Вы и не мужчина вовсе.
VII
В половине четвертого к Ромашову заехал полковой адъютант, поручик Федоровский.
Это был высокий и, как выражались полковые дамы, представительный молодой человек с холодными глазами и с усами, продолженными до плеч густыми подусниками.
Он держал себя преувеличенно-вежливо, но строго-официально с младшими офицерами, ни с кем не дружил и был высокого мнения о своем служебном положении.
Ротные командиры в нем заискивали.
Зайдя в комнату, он бегло окинул прищуренными глазами всю жалкую обстановку Ромашова.
Подпоручик, который в это время лежал на кровати, быстро вскочил и, краснея, стал торопливо застегивать пуговицы тужурки.
— Я к вам по поручению командира полка, — сказал Федоровский сухим тоном, — потрудитесь одеться и ехать со мною.
— Виноват… я сейчас… форма одежды обыкновенная? Простите, я по-домашнему.
— Пожалуйста, не стесняйтесь.
Сюртук. Если вы позволите, я бы присел?
— Ах, извините. Прошу вас. Не угодно ли чаю? — заторопился Ромашов.
— Нет, благодарю.
Пожалуйста, поскорее.
Он, не снимая пальто и перчаток, сел на стул, и, пока Ромашов одевался, волнуясь, без надобности суетясь и конфузясь за свою не особенно чистую сорочку, он сидел все время прямо и неподвижно с каменным лицом, держа руки на эфесе шашки.
— Вы не знаете, зачем меня зовут?
Адъютант пожал плечами.
— Странный вопрос.
Откуда же я могу знать?
Вам это, должно быть, без сомнения, лучше моего известно… Готовы?
Советую вам продеть портупею под погон, а не сверху.
Вы знаете, как командир полка этого не любит.
Вот так… Ну-с, поедемте.
У ворот стояла коляска, запряженная парою рослых, раскормленных полковых коней.
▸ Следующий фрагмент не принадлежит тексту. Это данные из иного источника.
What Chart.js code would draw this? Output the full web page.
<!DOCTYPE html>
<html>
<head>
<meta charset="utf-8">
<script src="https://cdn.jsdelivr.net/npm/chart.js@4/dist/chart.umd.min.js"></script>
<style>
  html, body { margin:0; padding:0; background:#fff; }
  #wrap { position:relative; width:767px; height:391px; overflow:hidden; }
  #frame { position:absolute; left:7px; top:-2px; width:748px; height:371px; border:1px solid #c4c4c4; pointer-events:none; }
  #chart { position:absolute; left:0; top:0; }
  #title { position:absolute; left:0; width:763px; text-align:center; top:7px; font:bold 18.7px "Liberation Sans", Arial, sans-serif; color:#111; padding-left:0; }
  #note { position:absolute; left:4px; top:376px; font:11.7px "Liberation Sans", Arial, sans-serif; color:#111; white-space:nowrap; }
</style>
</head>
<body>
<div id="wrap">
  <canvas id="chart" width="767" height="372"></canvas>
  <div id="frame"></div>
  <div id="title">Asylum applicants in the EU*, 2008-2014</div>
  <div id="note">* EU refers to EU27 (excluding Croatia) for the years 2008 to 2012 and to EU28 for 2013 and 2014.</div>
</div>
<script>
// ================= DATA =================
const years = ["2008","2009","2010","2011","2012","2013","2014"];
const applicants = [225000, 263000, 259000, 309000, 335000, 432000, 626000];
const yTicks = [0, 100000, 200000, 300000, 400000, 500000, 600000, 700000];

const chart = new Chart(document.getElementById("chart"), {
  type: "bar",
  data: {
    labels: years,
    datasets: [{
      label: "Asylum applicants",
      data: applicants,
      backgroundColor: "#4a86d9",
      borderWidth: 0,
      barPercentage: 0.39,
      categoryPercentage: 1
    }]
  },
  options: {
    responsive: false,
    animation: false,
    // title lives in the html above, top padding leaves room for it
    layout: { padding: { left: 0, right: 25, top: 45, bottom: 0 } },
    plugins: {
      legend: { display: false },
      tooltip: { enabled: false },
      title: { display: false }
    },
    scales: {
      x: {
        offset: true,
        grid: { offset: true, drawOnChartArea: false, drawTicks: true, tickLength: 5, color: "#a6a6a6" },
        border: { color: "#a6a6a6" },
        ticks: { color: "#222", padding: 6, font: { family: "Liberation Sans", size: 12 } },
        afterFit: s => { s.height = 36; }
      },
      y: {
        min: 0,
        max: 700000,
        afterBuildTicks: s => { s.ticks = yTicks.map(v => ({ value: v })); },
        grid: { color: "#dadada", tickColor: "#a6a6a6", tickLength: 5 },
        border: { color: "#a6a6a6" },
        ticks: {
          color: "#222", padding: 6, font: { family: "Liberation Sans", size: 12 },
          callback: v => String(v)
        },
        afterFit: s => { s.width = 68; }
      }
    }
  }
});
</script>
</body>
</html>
Офицеры сели и поехали.
Ромашов из вежливости старался держаться боком, чтобы не теснить адъютанта, а тот как будто вовсе не замечал этого.
По дороге им встретился Веткин. Он обменялся с адъютантом честью, но тотчас же за спиной его сделал обернувшемуся Ромашову особый, непередаваемый юмористический жест, который как будто говорил:
«Что, брат, поволокли тебя на расправу?»
Встречались и еще офицеры. Иные из них внимательно, другие с удивлением, а некоторые точно с насмешкой глядели на Ромашова, и он невольно ежился под их взглядами.
Полковник Шульгович не сразу принял Ромашова: у него был кто-то в кабинете.
Пришлось ждать в полутемной передней, где пахло яблоками, нафталином, свежелакированной мебелью и еще чем-то особенным, не неприятным, чем пахнут одежда и вещи в зажиточных, аккуратных немецких семействах.
Топчась в передней, Ромашов несколько раз взглядывал на себя в стенное трюмо, оправленное в светлую ясеневую раму, и всякий раз его собственное лицо казалось ему противно-бледным, некрасивым и каким-то неестественным, сюртук — слишком заношенным, а погоны — чересчур помятыми.
Сначала из кабинета доносился только глухой однотонный звук низкого командирского баса.
Слов не было слышно, но по сердитым раскатистым интонациям можно было догадаться, что полковник кого-то распекает с настойчивым и непреклонным гневом.
Это продолжалось минут пять. Потом Шульгович вдруг замолчал; послышался чей-то дрожащий, умоляющий голос, и вдруг, после мгновенной паузы, Ромашов явственно, до последнего оттенка, услышал слова, произнесенные со страшным выражением высокомерия, негодования и презрения:
— Что вы мне очки втираете? Дети? Жена?
Плевать я хочу на ваших детей!
Прежде чем наделать детей, вы бы подумали, чем их кормить.
Что?
Ага, теперь — виноват, господин полковник.
Господин полковник в вашем деле ничем не виноват.
Вы, капитан, знаете, что если господин полковник теперь не отдает вас под суд, то я этим совершаю преступление по службе.
Что-о-о? Извольте ма-алчать!
Не ошибка-с, а преступление-с. Вам место не в полку, а вы сами знаете — где. Что?
Опять задребезжал робкий, молящий голос, такой жалкий, что в нем, казалось не было ничего человеческого.
«Господи, что же это? — подумал Ромашов, который точно приклеился около трюмо, глядя прямо в свое побледневшее лицо и не видя его, чувствуя, как у него покатилось и болезненно затрепыхалось сердце.
— Господи, какой ужас!..»
Жалобный голос говорил довольно долго.
Когда он кончил, опять раскатился глубокий бас командира, но теперь более спокойный и смягченный, точно Шульгович уже успел вылить свой гнев в крике и удовлетворил свою жажду власти видом чужого унижения.